Material

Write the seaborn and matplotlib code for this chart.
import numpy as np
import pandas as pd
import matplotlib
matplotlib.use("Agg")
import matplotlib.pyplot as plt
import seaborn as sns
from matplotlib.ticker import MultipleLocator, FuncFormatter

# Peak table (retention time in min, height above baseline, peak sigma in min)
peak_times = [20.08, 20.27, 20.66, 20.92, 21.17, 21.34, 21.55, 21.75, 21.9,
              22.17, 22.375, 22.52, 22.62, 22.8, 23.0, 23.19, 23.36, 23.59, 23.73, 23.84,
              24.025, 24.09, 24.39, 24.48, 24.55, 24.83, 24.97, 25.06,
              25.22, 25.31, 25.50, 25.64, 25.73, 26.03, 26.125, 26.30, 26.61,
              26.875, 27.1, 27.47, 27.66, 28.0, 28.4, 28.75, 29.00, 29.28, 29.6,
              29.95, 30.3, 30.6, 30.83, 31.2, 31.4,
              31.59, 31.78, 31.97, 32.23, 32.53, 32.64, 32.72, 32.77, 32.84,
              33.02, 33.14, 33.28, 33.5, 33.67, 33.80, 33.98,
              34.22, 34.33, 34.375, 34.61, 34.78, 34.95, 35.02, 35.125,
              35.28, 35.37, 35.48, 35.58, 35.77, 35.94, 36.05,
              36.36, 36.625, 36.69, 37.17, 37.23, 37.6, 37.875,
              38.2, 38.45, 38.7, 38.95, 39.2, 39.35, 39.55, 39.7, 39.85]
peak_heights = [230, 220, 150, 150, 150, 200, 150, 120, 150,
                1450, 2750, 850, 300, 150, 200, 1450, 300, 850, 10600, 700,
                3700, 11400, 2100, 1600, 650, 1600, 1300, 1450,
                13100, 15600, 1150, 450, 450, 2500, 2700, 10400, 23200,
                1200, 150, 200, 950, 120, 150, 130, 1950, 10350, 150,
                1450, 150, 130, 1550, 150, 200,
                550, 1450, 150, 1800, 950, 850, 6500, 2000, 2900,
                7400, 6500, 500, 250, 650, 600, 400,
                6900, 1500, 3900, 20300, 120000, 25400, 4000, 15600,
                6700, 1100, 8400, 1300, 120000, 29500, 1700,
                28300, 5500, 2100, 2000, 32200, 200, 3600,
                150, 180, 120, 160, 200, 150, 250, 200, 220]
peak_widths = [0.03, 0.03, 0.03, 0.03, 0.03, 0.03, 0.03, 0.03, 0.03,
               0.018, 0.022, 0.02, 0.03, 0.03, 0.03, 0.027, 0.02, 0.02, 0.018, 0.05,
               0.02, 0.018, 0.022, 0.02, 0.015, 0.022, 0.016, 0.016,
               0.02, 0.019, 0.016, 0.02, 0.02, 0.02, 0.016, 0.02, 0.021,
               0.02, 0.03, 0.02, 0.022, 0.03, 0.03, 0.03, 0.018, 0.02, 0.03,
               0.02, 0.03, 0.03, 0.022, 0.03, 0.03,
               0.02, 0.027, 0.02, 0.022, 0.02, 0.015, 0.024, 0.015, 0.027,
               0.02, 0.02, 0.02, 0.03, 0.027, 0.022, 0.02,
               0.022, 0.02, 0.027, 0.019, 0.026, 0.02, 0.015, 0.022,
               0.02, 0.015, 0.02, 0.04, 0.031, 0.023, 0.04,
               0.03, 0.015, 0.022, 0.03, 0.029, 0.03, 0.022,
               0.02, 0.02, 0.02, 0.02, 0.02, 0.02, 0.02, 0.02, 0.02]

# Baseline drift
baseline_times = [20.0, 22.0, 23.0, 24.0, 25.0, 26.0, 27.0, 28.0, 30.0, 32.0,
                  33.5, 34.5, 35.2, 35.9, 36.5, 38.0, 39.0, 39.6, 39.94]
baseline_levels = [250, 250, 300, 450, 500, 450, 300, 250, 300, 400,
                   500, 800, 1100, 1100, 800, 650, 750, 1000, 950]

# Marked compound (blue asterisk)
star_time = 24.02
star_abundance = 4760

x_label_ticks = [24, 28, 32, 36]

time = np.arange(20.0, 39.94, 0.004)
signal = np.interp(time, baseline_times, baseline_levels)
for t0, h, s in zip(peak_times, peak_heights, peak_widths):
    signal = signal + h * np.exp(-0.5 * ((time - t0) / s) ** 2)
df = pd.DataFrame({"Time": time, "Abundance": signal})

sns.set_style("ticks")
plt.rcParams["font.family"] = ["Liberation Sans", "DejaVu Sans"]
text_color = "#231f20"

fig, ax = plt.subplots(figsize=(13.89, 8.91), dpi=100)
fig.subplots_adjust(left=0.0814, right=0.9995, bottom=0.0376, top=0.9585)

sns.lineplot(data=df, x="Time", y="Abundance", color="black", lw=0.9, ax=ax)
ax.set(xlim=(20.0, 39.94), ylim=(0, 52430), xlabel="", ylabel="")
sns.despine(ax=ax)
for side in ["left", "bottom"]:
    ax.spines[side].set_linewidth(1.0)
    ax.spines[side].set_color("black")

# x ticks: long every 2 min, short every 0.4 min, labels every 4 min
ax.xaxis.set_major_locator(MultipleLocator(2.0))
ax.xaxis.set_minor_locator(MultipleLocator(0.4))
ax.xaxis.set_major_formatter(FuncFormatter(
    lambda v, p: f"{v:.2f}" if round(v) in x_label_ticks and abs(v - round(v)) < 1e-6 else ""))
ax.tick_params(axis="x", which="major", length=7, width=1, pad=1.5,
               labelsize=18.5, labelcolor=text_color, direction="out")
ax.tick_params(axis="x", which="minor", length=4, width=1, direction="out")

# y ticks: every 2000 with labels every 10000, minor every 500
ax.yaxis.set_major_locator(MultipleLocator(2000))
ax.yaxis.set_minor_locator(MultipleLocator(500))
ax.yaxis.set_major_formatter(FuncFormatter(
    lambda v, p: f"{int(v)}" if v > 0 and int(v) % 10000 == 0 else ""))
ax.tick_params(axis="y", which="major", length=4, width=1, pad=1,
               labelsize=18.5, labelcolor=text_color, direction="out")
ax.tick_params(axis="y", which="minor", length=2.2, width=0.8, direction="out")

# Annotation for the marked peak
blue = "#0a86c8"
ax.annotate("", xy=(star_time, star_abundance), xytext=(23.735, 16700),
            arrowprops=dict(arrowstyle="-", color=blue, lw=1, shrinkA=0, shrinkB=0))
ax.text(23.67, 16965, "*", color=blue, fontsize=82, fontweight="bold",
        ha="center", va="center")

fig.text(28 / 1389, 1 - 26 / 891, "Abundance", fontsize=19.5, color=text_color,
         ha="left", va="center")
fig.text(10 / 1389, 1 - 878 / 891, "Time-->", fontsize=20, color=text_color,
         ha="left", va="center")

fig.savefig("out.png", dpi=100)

Task to carry out
Make an exact copy of the listing, including every line.

Full solution
Write the seaborn and matplotlib code for this chart.
import numpy as np
import pandas as pd
import matplotlib
matplotlib.use("Agg")
import matplotlib.pyplot as plt
import seaborn as sns
from matplotlib.ticker import MultipleLocator, FuncFormatter

# Peak table (retention time in min, height above baseline, peak sigma in min)
peak_times = [20.08, 20.27, 20.66, 20.92, 21.17, 21.34, 21.55, 21.75, 21.9,
              22.17, 22.375, 22.52, 22.62, 22.8, 23.0, 23.19, 23.36, 23.59, 23.73, 23.84,
              24.025, 24.09, 24.39, 24.48, 24.55, 24.83, 24.97, 25.06,
              25.22, 25.31, 25.50, 25.64, 25.73, 26.03, 26.125, 26.30, 26.61,
              26.875, 27.1, 27.47, 27.66, 28.0, 28.4, 28.75, 29.00, 29.28, 29.6,
              29.95, 30.3, 30.6, 30.83, 31.2, 31.4,
              31.59, 31.78, 31.97, 32.23, 32.53, 32.64, 32.72, 32.77, 32.84,
              33.02, 33.14, 33.28, 33.5, 33.67, 33.80, 33.98,
              34.22, 34.33, 34.375, 34.61, 34.78, 34.95, 35.02, 35.125,
              35.28, 35.37, 35.48, 35.58, 35.77, 35.94, 36.05,
              36.36, 36.625, 36.69, 37.17, 37.23, 37.6, 37.875,
              38.2, 38.45, 38.7, 38.95, 39.2, 39.35, 39.55, 39.7, 39.85]
peak_heights = [230, 220, 150, 150, 150, 200, 150, 120, 150,
                1450, 2750, 850, 300, 150, 200, 1450, 300, 850, 10600, 700,
                3700, 11400, 2100, 1600, 650, 1600, 1300, 1450,
                13100, 15600, 1150, 450, 450, 2500, 2700, 10400, 23200,
                1200, 150, 200, 950, 120, 150, 130, 1950, 10350, 150,
                1450, 150, 130, 1550, 150, 200,
                550, 1450, 150, 1800, 950, 850, 6500, 2000, 2900,
                7400, 6500, 500, 250, 650, 600, 400,
                6900, 1500, 3900, 20300, 120000, 25400, 4000, 15600,
                6700, 1100, 8400, 1300, 120000, 29500, 1700,
                28300, 5500, 2100, 2000, 32200, 200, 3600,
                150, 180, 120, 160, 200, 150, 250, 200, 220]
peak_widths = [0.03, 0.03, 0.03, 0.03, 0.03, 0.03, 0.03, 0.03, 0.03,
               0.018, 0.022, 0.02, 0.03, 0.03, 0.03, 0.027, 0.02, 0.02, 0.018, 0.05,
               0.02, 0.018, 0.022, 0.02, 0.015, 0.022, 0.016, 0.016,
               0.02, 0.019, 0.016, 0.02, 0.02, 0.02, 0.016, 0.02, 0.021,
               0.02, 0.03, 0.02, 0.022, 0.03, 0.03, 0.03, 0.018, 0.02, 0.03,
               0.02, 0.03, 0.03, 0.022, 0.03, 0.03,
               0.02, 0.027, 0.02, 0.022, 0.02, 0.015, 0.024, 0.015, 0.027,
               0.02, 0.02, 0.02, 0.03, 0.027, 0.022, 0.02,
               0.022, 0.02, 0.027, 0.019, 0.026, 0.02, 0.015, 0.022,
               0.02, 0.015, 0.02, 0.04, 0.031, 0.023, 0.04,
               0.03, 0.015, 0.022, 0.03, 0.029, 0.03, 0.022,
               0.02, 0.02, 0.02, 0.02, 0.02, 0.02, 0.02, 0.02, 0.02]

# Baseline drift
baseline_times = [20.0, 22.0, 23.0, 24.0, 25.0, 26.0, 27.0, 28.0, 30.0, 32.0,
                  33.5, 34.5, 35.2, 35.9, 36.5, 38.0, 39.0, 39.6, 39.94]
baseline_levels = [250, 250, 300, 450, 500, 450, 300, 250, 300, 400,
                   500, 800, 1100, 1100, 800, 650, 750, 1000, 950]

# Marked compound (blue asterisk)
star_time = 24.02
star_abundance = 4760

x_label_ticks = [24, 28, 32, 36]

time = np.arange(20.0, 39.94, 0.004)
signal = np.interp(time, baseline_times, baseline_levels)
for t0, h, s in zip(peak_times, peak_heights, peak_widths):
    signal = signal + h * np.exp(-0.5 * ((time - t0) / s) ** 2)
df = pd.DataFrame({"Time": time, "Abundance": signal})

sns.set_style("ticks")
plt.rcParams["font.family"] = ["Liberation Sans", "DejaVu Sans"]
text_color = "#231f20"

fig, ax = plt.subplots(figsize=(13.89, 8.91), dpi=100)
fig.subplots_adjust(left=0.0814, right=0.9995, bottom=0.0376, top=0.9585)

sns.lineplot(data=df, x="Time", y="Abundance", color="black", lw=0.9, ax=ax)
ax.set(xlim=(20.0, 39.94), ylim=(0, 52430), xlabel="", ylabel="")
sns.despine(ax=ax)
for side in ["left", "bottom"]:
    ax.spines[side].set_linewidth(1.0)
    ax.spines[side].set_color("black")

# x ticks: long every 2 min, short every 0.4 min, labels every 4 min
ax.xaxis.set_major_locator(MultipleLocator(2.0))
ax.xaxis.set_minor_locator(MultipleLocator(0.4))
ax.xaxis.set_major_formatter(FuncFormatter(
    lambda v, p: f"{v:.2f}" if round(v) in x_label_ticks and abs(v - round(v)) < 1e-6 else ""))
ax.tick_params(axis="x", which="major", length=7, width=1, pad=1.5,
               labelsize=18.5, labelcolor=text_color, direction="out")
ax.tick_params(axis="x", which="minor", length=4, width=1, direction="out")

# y ticks: every 2000 with labels every 10000, minor every 500
ax.yaxis.set_major_locator(MultipleLocator(2000))
ax.yaxis.set_minor_locator(MultipleLocator(500))
ax.yaxis.set_major_formatter(FuncFormatter(
    lambda v, p: f"{int(v)}" if v > 0 and int(v) % 10000 == 0 else ""))
ax.tick_params(axis="y", which="major", length=4, width=1, pad=1,
               labelsize=18.5, labelcolor=text_color, direction="out")
ax.tick_params(axis="y", which="minor", length=2.2, width=0.8, direction="out")

# Annotation for the marked peak
blue = "#0a86c8"
ax.annotate("", xy=(star_time, star_abundance), xytext=(23.735, 16700),
            arrowprops=dict(arrowstyle="-", color=blue, lw=1, shrinkA=0, shrinkB=0))
ax.text(23.67, 16965, "*", color=blue, fontsize=82, fontweight="bold",
        ha="center", va="center")

fig.text(28 / 1389, 1 - 26 / 891, "Abundance", fontsize=19.5, color=text_color,
         ha="left", va="center")
fig.text(10 / 1389, 1 - 878 / 891, "Time-->", fontsize=20, color=text_color,
         ha="left", va="center")

fig.savefig("out.png", dpi=100)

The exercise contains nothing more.